WHAT YOU HAVE TO DO
Include the line with "import plotly.graph_objects as go" and every line before it in the entries below, echoed exactly, but not the pictures.

* begin RECORDS FOR THIS EXERCISE *

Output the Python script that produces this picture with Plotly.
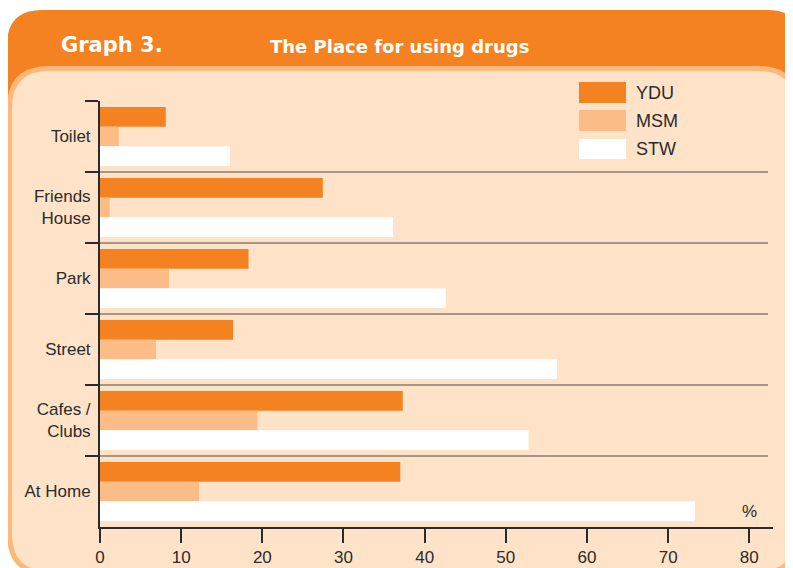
import plotly.graph_objects as go

# ---------------- data ----------------
categories = ["Toilet", "Friends<br>House", "Park", "Street", "Cafes /<br>Clubs", "At Home"]
series_names = ["YDU", "MSM", "STW"]
ydu = [8.1, 27.45, 18.3, 16.4, 37.3, 37.0]
msm = [2.3, 1.2, 8.5, 6.9, 19.4, 12.2]
stw = [16.0, 36.1, 42.6, 56.3, 52.8, 73.3]
x_tick_values = [0, 10, 20, 30, 40, 50, 60, 70, 80]
title_left = "Graph 3."
title_right = "The Place for using drugs"
unit_label = "%"

# ---------------- styling ----------------
ORANGE = "#F58220"
LIGHT = "#FBBC87"
WHITE = "#FFFFFF"
PEACH = "#FEE3C8"
BORDER = "#FDB97C"
INK = "#2B2B2B"
colors = [ORANGE, LIGHT, WHITE]

# page body has an 8px margin: figure is placed at (8, 8) in the window
OX, OY = 8, 8
W, H = 793 - OX, 568 - OY
# plot area in window pixels: x 100..773, y 101..527
L, R, T, B = 100 - OX, 20, 101 - OY, 41
PW, PH = W - L - R, H - T - B
XMAX = 82.92


def px(x):  # window pixel -> paper x
    return (x - OX - L) / PW


def py(y):  # window pixel -> paper y
    return (H - B - (y - OY)) / PH


def rounded_rect(x0, y0, x1, y1, r):
    return (
        f"M {px(x0)},{py(y0 + r)} "
        f"Q {px(x0)},{py(y0)} {px(x0 + r)},{py(y0)} "
        f"L {px(x1 - r)},{py(y0)} "
        f"Q {px(x1)},{py(y0)} {px(x1)},{py(y0 + r)} "
        f"L {px(x1)},{py(y1 - r)} "
        f"Q {px(x1)},{py(y1)} {px(x1 - r)},{py(y1)} "
        f"L {px(x0 + r)},{py(y1)} "
        f"Q {px(x0)},{py(y1)} {px(x0)},{py(y1 - r)} Z"
    )


ypos = list(range(len(categories)))
values = [ydu, msm, stw]

fig = go.Figure()
for name, vals, col in zip(series_names, values, colors):
    fig.add_trace(
        go.Bar(
            y=ypos,
            x=vals,
            orientation="h",
            name=name,
            marker=dict(color=col, line=dict(width=0)),
            showlegend=False,
            hoverinfo="x+name",
        )
    )

shapes = []
# outer orange header panel
outer_path = (
    f"M {px(7)},{py(200)} L {px(7)},{py(45)} "
    f"Q {px(7)},{py(10)} {px(42)},{py(10)} "
    f"L {px(768)},{py(10)} Q {px(800)},{py(10)} {px(800)},{py(42)} "
    f"L {px(800)},{py(200)} Z"
)
shapes.append(dict(type="path", xref="paper", yref="paper", path=outer_path,
                   fillcolor=ORANGE, line=dict(width=0), layer="below"))
# inner panel border and fill
shapes.append(dict(type="path", xref="paper", yref="paper",
                   path=rounded_rect(7, 66, 800, 576, 42),
                   fillcolor=BORDER, line=dict(width=0), layer="below"))
shapes.append(dict(type="path", xref="paper", yref="paper",
                   path=rounded_rect(12, 71, 795, 571, 37),
                   fillcolor=PEACH, line=dict(width=0), layer="below"))

# category separators
for i in range(len(categories) - 1):
    shapes.append(dict(type="line", xref="x", yref="y", x0=0, x1=82.3,
                       y0=i + 0.5, y1=i + 0.5,
                       line=dict(color="#4A4A4A", width=1), layer="above"))

# custom legend swatches
legend_rows = [(82, 103), (110, 131), (139, 159)]
annotations = []
for (y0, y1), name, col in zip(legend_rows, series_names, colors):
    shapes.append(dict(type="rect", xref="paper", yref="paper",
                       x0=px(579), x1=px(626), y0=py(y1), y1=py(y0),
                       fillcolor=col, line=dict(width=0)))
    annotations.append(dict(xref="paper", yref="paper", x=px(634), y=py((y0 + y1) / 2),
                            text=name, showarrow=False, xanchor="left", yanchor="middle",
                            font=dict(family="Liberation Sans, Arial, sans-serif", size=18, color=INK)))

annotations.append(dict(xref="paper", yref="paper", x=px(59), y=py(45), text=f"<b>{title_left}</b>",
                        showarrow=False, xanchor="left", yanchor="middle",
                        font=dict(family="DejaVu Sans, sans-serif", size=21, color="white")))
annotations.append(dict(xref="paper", yref="paper", x=px(268), y=py(46), text=f"<b>{title_right}</b>",
                        showarrow=False, xanchor="left", yanchor="middle",
                        font=dict(family="DejaVu Sans, sans-serif", size=18, color="white")))
annotations.append(dict(xref="paper", yref="paper", x=px(749), y=py(511), text=unit_label,
                        showarrow=False, xanchor="center", yanchor="middle",
                        font=dict(family="Liberation Sans, Arial, sans-serif", size=17, color=INK)))

fig.update_layout(
    width=W, height=H,
    margin=dict(l=L, r=R, t=T, b=B, pad=0, autoexpand=False),
    paper_bgcolor="white",
    plot_bgcolor="rgba(0,0,0,0)",
    barmode="group",
    bargap=0.17,
    bargroupgap=0,
    shapes=shapes,
    annotations=annotations,
    font=dict(family="Liberation Sans, Arial, sans-serif", color=INK),
    xaxis=dict(
        range=[0, XMAX], tickvals=x_tick_values, ticks="outside", ticklen=14,
        tickwidth=1.5, tickcolor=INK, showline=True, linecolor=INK, linewidth=1.5,
        showgrid=False, zeroline=False, tickfont=dict(size=17, color=INK),
        fixedrange=True, automargin=False,
    ),
    yaxis=dict(
        range=[len(categories) - 0.5, -0.5], tickvals=ypos, ticktext=categories,
        ticks="", showline=True, linecolor=INK, linewidth=2, showgrid=False,
        zeroline=False, tickfont=dict(size=17, color=INK), ticklabelstandoff=4,
        minor=dict(tickvals=[i - 0.5 for i in range(len(categories))], ticks="outside",
                   ticklen=13, tickwidth=2, tickcolor=INK, showgrid=False),
        fixedrange=True, automargin=False,
    ),
)

fig.write_html("out.html")
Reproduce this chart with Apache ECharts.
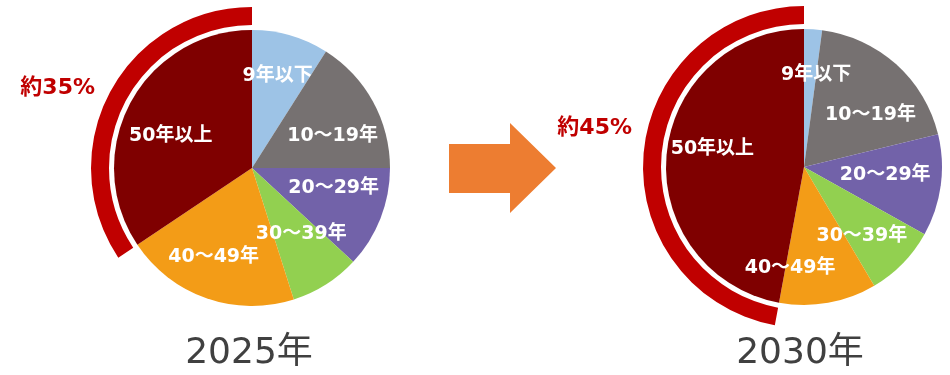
<!DOCTYPE html>
<html lang="ja">

<head>
    <meta charset="UTF-8">
    <title>年齢構成 2025年 / 2030年</title>
    <script src="https://cdn.jsdelivr.net/npm/echarts@6/dist/echarts.min.js"></script>
    <style>
        html, body { margin: 0; padding: 0; background: #fff; }
        #chart { width: 950px; height: 375px; }
    </style>
</head>

<body>
    <div id="chart"></div>
    <script>
        // データ
        const categories = ['9年以下', '10～19年', '20～29年', '30～39年', '40～49年', '50年以上'];
        const share2025 = [9.0, 16.0, 11.9, 8.2, 20.5, 34.4];
        const share2030 = [2.1, 19.1, 11.9, 8.4, 11.4, 47.1];
        const years = ['2025年', '2030年'];
        const notes = ['約35%', '約45%'];
        const sliceColors = ['#9dc3e6', '#767171', '#7262a9', '#92d050', '#f39c17', '#7f0000'];

        // ラベル位置の微調整 (px)
        const labelOffsets = [
            [[0, -4], [0, 12], [-4, -14], [0, -12], [-8, 2], [0, 11]],
            [[6, 0], [5, 16], [-10, -4], [-8, 5], [-30, 10], [0, -10]]
        ];

        const centers = [[252, 168], [804, 167]];
        const LABEL_FONT = '"DejaVu Sans", "Noto Sans CJK JP", sans-serif';

        function pieSeries(values, center, offsets) {
            const data = values.map((v, i) => ({ name: categories[i], value: v }));
            return [
                // 本体
                {
                    type: 'pie',
                    center: center,
                    radius: [0, 138],
                    startAngle: 90,
                    clockwise: true,
                    silent: true,
                    label: { show: false },
                    labelLine: { show: false },
                    itemStyle: { borderWidth: 0 },
                    color: sliceColors,
                    data: data
                },
                // ラベル用（透明）
                {
                    type: 'pie',
                    center: center,
                    radius: [40, 138],
                    startAngle: 90,
                    clockwise: true,
                    silent: true,
                    avoidLabelOverlap: false,
                    labelLayout: { hideOverlap: false },
                    z: 5,
                    itemStyle: { color: 'rgba(0,0,0,0)', borderWidth: 0 },
                    label: {
                        show: true,
                        position: 'inside',
                        rotate: 0,
                        color: '#fff',
                        fontFamily: LABEL_FONT,
                        fontWeight: 'bold',
                        fontSize: 19,
                        formatter: '{b}'
                    },
                    labelLine: { show: false },
                    data: data.map((d, i) => ({
                        name: d.name,
                        value: d.value,
                        label: { offset: offsets[i] }
                    }))
                },
                // 50年以上の外側の弧
                {
                    type: 'pie',
                    center: center,
                    radius: [143, 161],
                    startAngle: 90,
                    clockwise: true,
                    silent: true,
                    label: { show: false },
                    labelLine: { show: false },
                    data: data.map((d, i) => ({
                        name: d.name,
                        value: d.value,
                        itemStyle: {
                            color: i === data.length - 1 ? '#c00000' : 'rgba(0,0,0,0)',
                            borderWidth: 0
                        }
                    }))
                }
            ];
        }

        const myChart = echarts.init(document.getElementById('chart'));

        const option = {
            backgroundColor: '#fff',
            animation: false,
            series: [
                ...pieSeries(share2025, centers[0], labelOffsets[0]),
                ...pieSeries(share2030, centers[1], labelOffsets[1])
            ],
            graphic: [
                // 矢印
                {
                    type: 'polygon',
                    shape: {
                        points: [[449, 144], [510, 144], [510, 123], [556, 168], [510, 213], [510, 193], [449, 193]]
                    },
                    style: { fill: '#ed7d31' }
                },
                {
                    type: 'text',
                    x: 95, y: 88,
                    style: {
                        text: notes[0], fill: '#c00000', font: 'bold 22px ' + LABEL_FONT,
                        textAlign: 'right', textVerticalAlign: 'middle'
                    }
                },
                {
                    type: 'text',
                    x: 632, y: 128,
                    style: {
                        text: notes[1], fill: '#c00000', font: 'bold 22px ' + LABEL_FONT,
                        textAlign: 'right', textVerticalAlign: 'middle'
                    }
                },
                {
                    type: 'text',
                    x: 249, y: 354,
                    style: {
                        text: years[0], fill: '#404040', font: '36px ' + LABEL_FONT,
                        textAlign: 'center', textVerticalAlign: 'middle'
                    }
                },
                {
                    type: 'text',
                    x: 800, y: 354,
                    style: {
                        text: years[1], fill: '#404040', font: '36px ' + LABEL_FONT,
                        textAlign: 'center', textVerticalAlign: 'middle'
                    }
                }
            ]
        };

        myChart.setOption(option);
    </script>
</body>

</html>
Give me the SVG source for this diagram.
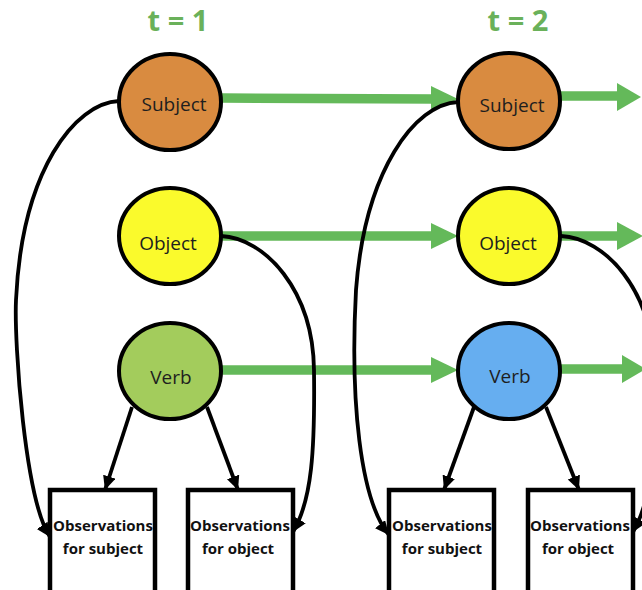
<svg xmlns="http://www.w3.org/2000/svg" width="642" height="590" viewBox="0 0 642 590">
<style>
.title{font-family:"Open Sans","Liberation Sans",sans-serif;font-weight:bold;font-size:29px;fill:#6ab15a;text-anchor:middle}
.node{stroke:#000;stroke-width:4}
.lbl{font-family:"Open Sans","Liberation Sans",sans-serif;font-size:19px;fill:#1e1e1e;text-anchor:middle}
.obs{font-family:"Open Sans","Liberation Sans",sans-serif;font-weight:bold;font-size:15px;fill:#111;text-anchor:middle}
.boxfill{fill:#fff;stroke:none}
.boxline{fill:none;stroke:#000;stroke-width:4.5}
.gline{stroke:#64b95a;stroke-width:9.5;fill:none}
.ghead{fill:#64b95a}
.bl{stroke:#000;stroke-width:3.8;fill:none;marker-end:url(#ah)}
</style>
<defs>
<marker id="ah" markerUnits="userSpaceOnUse" markerWidth="16" markerHeight="14" refX="14" refY="6.5" orient="auto">
<path d="M0,0 L14,6.5 L0,13 z" fill="#000"/>
</marker>
</defs>
<rect width="642" height="590" fill="#fff"/>
<text class="title" x="178" y="31">t = 1</text>
<text class="title" x="518" y="31">t = 2</text>
<g id="connectors">
<line class="gline" x1="222" y1="98" x2="434" y2="99"/>
<polygon class="ghead" points="431,86 458,99 431,112"/>
<line class="gline" x1="561" y1="96" x2="620" y2="96"/>
<polygon class="ghead" points="617,83 641,97 617,111"/>
<line class="gline" x1="221" y1="236" x2="434" y2="236"/>
<polygon class="ghead" points="431,223 458,236 431,249"/>
<line class="gline" x1="561" y1="236" x2="620" y2="236"/>
<polygon class="ghead" points="617,222 643,236 617,250"/>
<line class="gline" x1="221" y1="370" x2="434" y2="370"/>
<polygon class="ghead" points="431,357 458,370 431,383"/>
<line class="gline" x1="561" y1="369" x2="625" y2="369"/>
<polygon class="ghead" points="622,355 646,369 622,383"/>
<path class="bl" d="M119,101 C75,103 22,170 16,300 C14,343 25,500 50,537"/>
<path class="bl" d="M221,236 C265,238 313,290 314,370 C315,450 312,500 293,532"/>
<path class="bl" d="M458,102 C415,104 365,170 356,290 C350,400 360,500 389,535"/>
<path class="bl" d="M561,236 C605,238 653,290 654,370 C655,450 652,500 633,532"/>
<line class="bl" x1="132" y1="407" x2="105" y2="490"/>
<line class="bl" x1="207" y1="407" x2="238" y2="490"/>
<line class="bl" x1="474" y1="407" x2="444" y2="490"/>
<line class="bl" x1="546" y1="407" x2="579" y2="490"/>
</g>
<g id="subject1"><ellipse class="node" cx="170" cy="102" rx="51" ry="48" fill="#d98b40"/><text class="lbl" x="174" y="111">Subject</text></g>
<g id="object1"><ellipse class="node" cx="170" cy="236" rx="51" ry="48" fill="#fafa2c"/><text class="lbl" x="168" y="250">Object</text></g>
<g id="verb1"><ellipse class="node" cx="170" cy="371" rx="51" ry="48" fill="#a3cc5c"/><text class="lbl" x="171" y="384">Verb</text></g>
<g id="subject2"><ellipse class="node" cx="509" cy="101" rx="51" ry="48" fill="#d98b40"/><text class="lbl" x="512" y="112">Subject</text></g>
<g id="object2"><ellipse class="node" cx="509" cy="236" rx="51" ry="48" fill="#fafa2c"/><text class="lbl" x="508" y="250">Object</text></g>
<g id="verb2"><ellipse class="node" cx="509" cy="371" rx="51" ry="48" fill="#66aef0"/><text class="lbl" x="510" y="383">Verb</text></g>
<g id="obs_subject1"><rect class="boxfill" x="50" y="490" width="105" height="110"/><text class="obs" x="103" y="531">Observations</text><text class="obs" x="103" y="554">for subject</text><rect class="boxline" x="50" y="490" width="105" height="110"/></g>
<g id="obs_object1"><rect class="boxfill" x="188" y="490" width="105" height="110"/><text class="obs" x="240" y="531">Observations</text><text class="obs" x="238" y="554">for object</text><rect class="boxline" x="188" y="490" width="105" height="110"/></g>
<g id="obs_subject2"><rect class="boxfill" x="389" y="490" width="105" height="110"/><text class="obs" x="442" y="531">Observations</text><text class="obs" x="442" y="554">for subject</text><rect class="boxline" x="389" y="490" width="105" height="110"/></g>
<g id="obs_object2"><rect class="boxfill" x="528" y="490" width="105" height="110"/><text class="obs" x="580" y="531">Observations</text><text class="obs" x="578" y="554">for object</text><rect class="boxline" x="528" y="490" width="105" height="110"/></g>
</svg>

* end RECORDS FOR THIS EXERCISE *

EXERCISE ANSWER
Output the Python script that produces this picture with Plotly.
import plotly.graph_objects as go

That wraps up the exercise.